Éste tiene en el pecho un surco en carne viva producido durante la detención, y marcas en las muñecas causadas por las esposas. Además de curarlo con Merthiolate, hay que proporcionarle un tranquilizante leve para contrarrestar el síndrome de abstinencia.

- Y usted ¿por qué está aquí?

- Cogí una bicicleta de la calle. Bonita, roja y blanca. No sabía que era del Ayuntamiento.

De la lista de detenidos hoy, dos terceras partes son extranjeros. Uno de ellos llegó a España en patera. La mayoría de los que tienen apellidos árabes son marroquíes, según Oros, relacionados con la venta de hachís proveniente del Rif. Los rumanos, en cambio, han caído por apropiación indebida. El caso más extraño de hoy es un brasileño arrestado por robo con violencia. Es muy joven y no tiene pinta de delincuente. Tampoco parece saber dónde se encuentra, y sólo habla portugués.

- ¿Usted dónde vive?

- Seguramente no vivo.

- ¿Ha estado en tratamiento psicológico?

- En Faro. En Faro.

- ¿Oye usted voces?

- La gente me habla, pero es como si sus palabras no entrasen en mi cabeza. Me confundo.
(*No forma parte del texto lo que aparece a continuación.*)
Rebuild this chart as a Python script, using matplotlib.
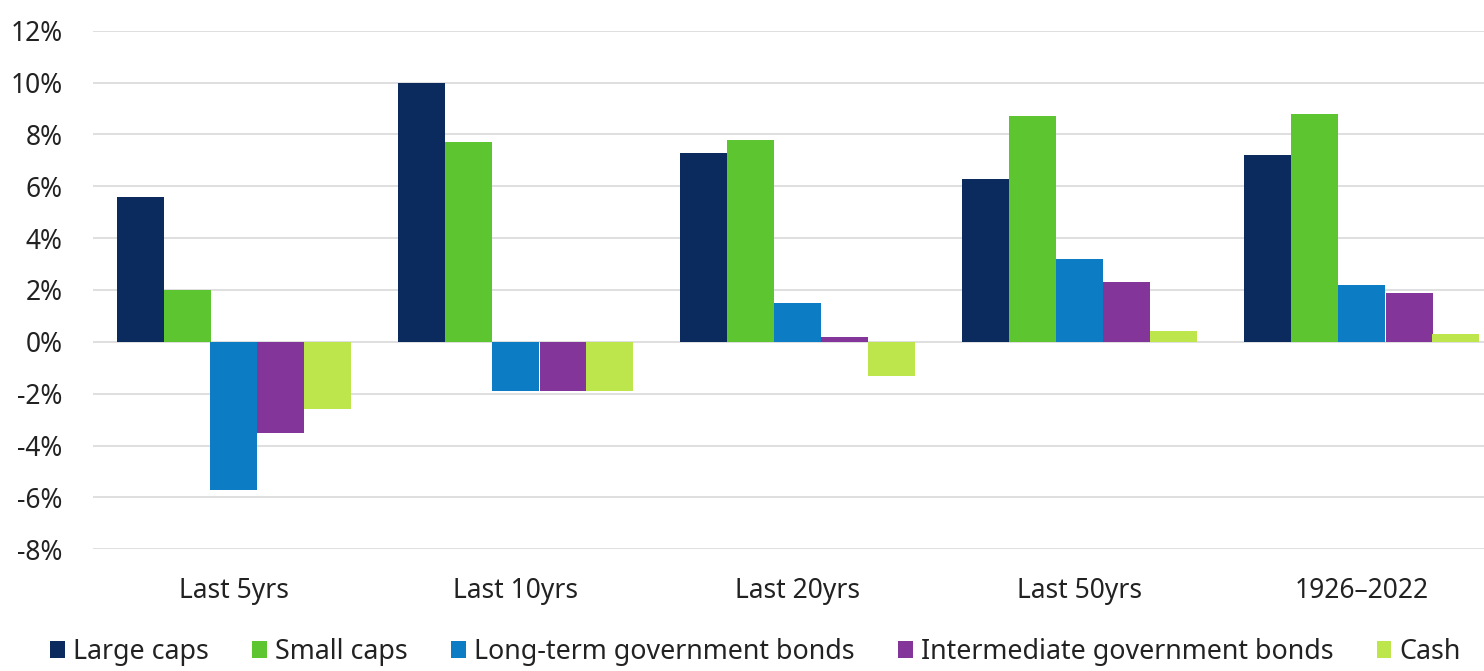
import numpy as np
import matplotlib
matplotlib.use("Agg")
import matplotlib.pyplot as plt
from matplotlib.patches import Patch
from matplotlib.ticker import FuncFormatter

plt.rcParams['font.family'] = ['Noto Sans', 'DejaVu Sans']

# Annualised real returns by asset class and period (%)
periods = ["Last 5yrs", "Last 10yrs", "Last 20yrs", "Last 50yrs", "1926\u20132022"]
large_caps = [5.6, 10.0, 7.3, 6.3, 7.2]
small_caps = [2.0, 7.7, 7.8, 8.7, 8.8]
long_govt = [-5.7, -1.9, 1.5, 3.2, 2.2]
inter_govt = [-3.5, -1.9, 0.2, 2.3, 1.9]
cash = [-2.6, -1.9, -1.3, 0.4, 0.3]

series_names = ["Large caps", "Small caps", "Long-term government bonds",
                "Intermediate government bonds", "Cash"]
series_values = [large_caps, small_caps, long_govt, inter_govt, cash]
colors = ["#0b2b5e", "#5cc530", "#0c7cc4", "#84359a", "#bde64c"]

fig = plt.figure(figsize=(14.84, 6.71), dpi=100)
# axes runs a little past the right edge of the figure
ax = fig.add_axes([93 / 1484, (671 - 549.3) / 671, 1410 / 1484, 518.6 / 671])

x = np.arange(len(periods))
bar_w = 1 / 6
for i, (vals, col) in enumerate(zip(series_values, colors)):
    offs = (i - 2) * bar_w
    ax.bar(x + offs, vals, width=bar_w, color=col, zorder=3, linewidth=0)

ax.set_xlim(-0.5, 4.5)
ax.set_ylim(-8, 12)
ax.set_yticks(np.arange(-8, 13, 2))
ax.yaxis.set_major_formatter(FuncFormatter(lambda v, p: f"{v:.0f}%"))
ax.set_xticks(x)
ax.set_xticklabels(periods)

ax.grid(axis='y', color='#d9d9d9', linewidth=1.2, zorder=0)
for s in ax.spines.values():
    s.set_visible(False)
ax.tick_params(axis='both', length=0, labelsize=19, colors='#222222')
ax.tick_params(axis='y', pad=22)
ax.tick_params(axis='x', pad=20)

handles = [Patch(facecolor=c, edgecolor='none') for c in colors]
fig.legend(handles, series_names, loc='center left', bbox_to_anchor=(50 / 1484, 1 - 652 / 671),
           ncol=5, frameon=False, fontsize=19.3, handlelength=0.55, handleheight=0.55,
           handletextpad=0.3, columnspacing=1.62, borderpad=0, borderaxespad=0,
           labelcolor='#222222')

fig.savefig("out.png", dpi=100, facecolor='white')
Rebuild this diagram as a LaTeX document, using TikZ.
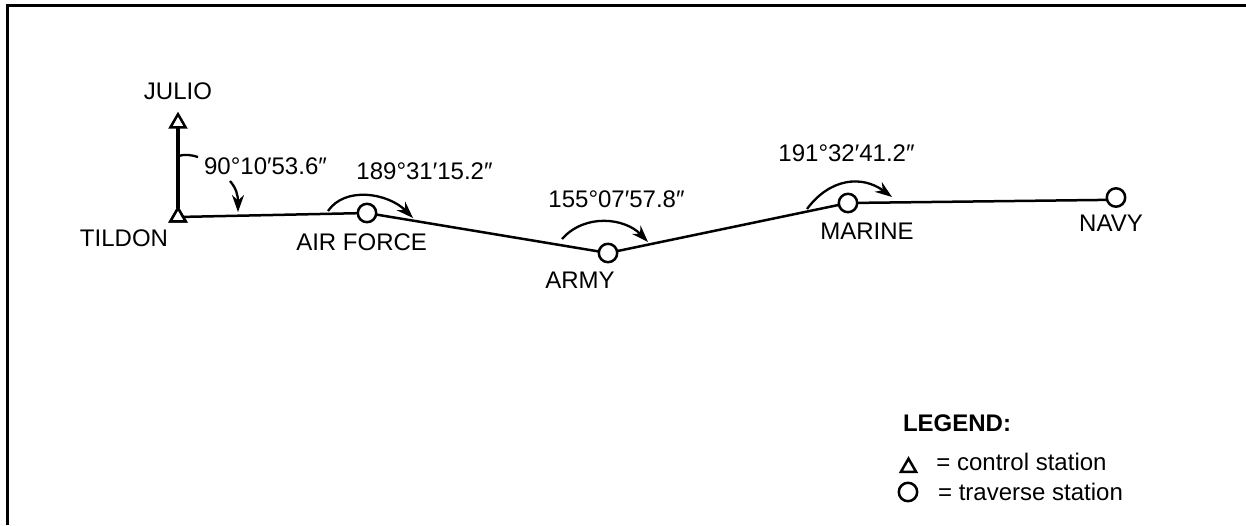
\documentclass[tikz,border=0pt]{standalone}
\usepackage{fontspec}
\setmainfont{Liberation Sans}
\usetikzlibrary{arrows.meta}
\usetikzlibrary{positioning}
\usetikzlibrary{shapes.geometric}

\begin{document}
\begin{tikzpicture}[x=0.5pt,y=-0.5pt,>={Stealth[length=8.5pt,width=6pt]},node distance = 5pt,line width=1.25pt]
\tikzstyle{ctrl}=[draw,fill=white,regular polygon,regular polygon sides=3,minimum size=8.8pt,inner sep=0pt,outer sep=0pt]
\tikzstyle{trav}=[draw,fill=white,circle,minimum size=9.2pt,inner sep=0pt,outer sep=0pt]
\tikzstyle{lab}=[inner sep=0pt,font=\fontsize{12}{14}\selectfont]
\tikzstyle{sweep}=[line width=1.15pt]
\useasboundingbox (0,0) rectangle (1246,525);
\draw[line width=1.5pt] (7.5,525) -- (7.5,5.5) -- (1246,5.5);
% stations
\node[ctrl]	(julio)		at (178,123)		{};
\node[ctrl]	(tildon)	at (178,217)		{};
\node[trav]	(airforce)	at (367,213)		{};
\node[trav]	(army)		at (608,253)		{};
\node[trav]	(marine)	at (848,203)		{};
\node[trav]	(navy)		at (1116,197.5)		{};
% station names
\node[lab]	(lj)	[above=6.5pt of julio]						{JULIO};
\node[lab]	(lt)	[below=3.75pt of tildon,xshift=-27pt]		{TILDON};
\node[lab]	(la)	[below=of airforce,xshift=-2.7pt]			{AIR FORCE};
\node[lab]	(lr)	[below=4.5pt of army,xshift=-14pt]			{ARMY};
\node[lab]	(lm)	[below=of marine,xshift=9.5pt]				{MARINE};
\node[lab]	(ln)	[below=3.75pt of navy,xshift=-2.5pt]		{NAVY};
% angles
\node[lab]	(a1)	at (265.5,166)		{90°10′53.6″};
\node[lab]	(a2)	at (424.5,171)		{189°31′15.2″};
\node[lab]	(a3)	at (616.5,199)		{155°07′57.8″};
\node[lab]	(a4)	at (846.5,153)		{191°32′41.2″};
% traverse lines
\draw[line width=1.6pt] (tildon) -- (julio);
\path[draw] (tildon) -- (airforce);
\path[draw] (airforce) -- (army);
\path[draw] (army) -- (marine);
\path[draw] (marine) -- (navy.195);
\node[ctrl] at (tildon) {};
% angle sweeps
\coordinate (s1) at (178,156);
\coordinate (e1) at (198,157);
\coordinate (s2) at (230,181);
\coordinate (e2) at (238,212);
\coordinate (s3) at (328,211);
\coordinate (e3) at (413,218);
\coordinate (s4) at (562,239);
\coordinate (e4) at (648,242);
\coordinate (s5) at (807,209);
\coordinate (e5) at (892,197);
\draw[sweep] (s1) .. controls (185,154) and (192,155) .. (e1);
\draw[sweep,->] (s2) .. controls (236,188) and (238,195) .. (e2);
\draw[sweep,->] (s3) .. controls (345,186) and (388,193) .. (e3);
\draw[sweep,->] (s4) .. controls (585,213) and (625,218) .. (e4);
\draw[sweep,->] (s5) .. controls (830,178) and (862,175) .. (e5);
% legend
\node[lab,font=\fontsize{12}{14}\selectfont\bfseries]	(lg)	at (957,423)	{LEGEND:};
\node[ctrl]	(kc)	at (908.5,467.5)	{};
\node[trav]	(kt)	at (908,492)		{};
\node[lab]	(tc)	at (1021.5,462)		{= control station};
\node[lab]	(tt)	at (1030.5,492)		{= traverse station};
\end{tikzpicture}
\end{document}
No sólo los presos pueden enloquecer. Algunos carceleros también han sufrido problemas psiquiátricos después de una temporada trabajando aquí. Y no me extraña. Al salir escucho el coro de ultratumba de las voces y silbidos que circulan entre las celdas.

- A veces, las personas expuestas excesivamente a atmósferas como ésta pueden borrar la distinción entre los de dentro y los de fuera – dice Oros – . Eso altera su capacidad de socializar y comunicarse con otras personas: los vuelve violentos.

Ahora estamos en la sala de reconocimiento de sospechosos. Un falso espejo cubre toda la pared ocultando a los testigos, como en las películas. Oros concluye:

- La gente que trabaja aquí es buena. Los técnicos, los jueces, los guardias. Lo único que me molesta es que el sistema encierre sólo a maleantes provenientes de entornos difíciles. Aquí nunca ves a un rico o a un poderoso, por mucho que pueda robar.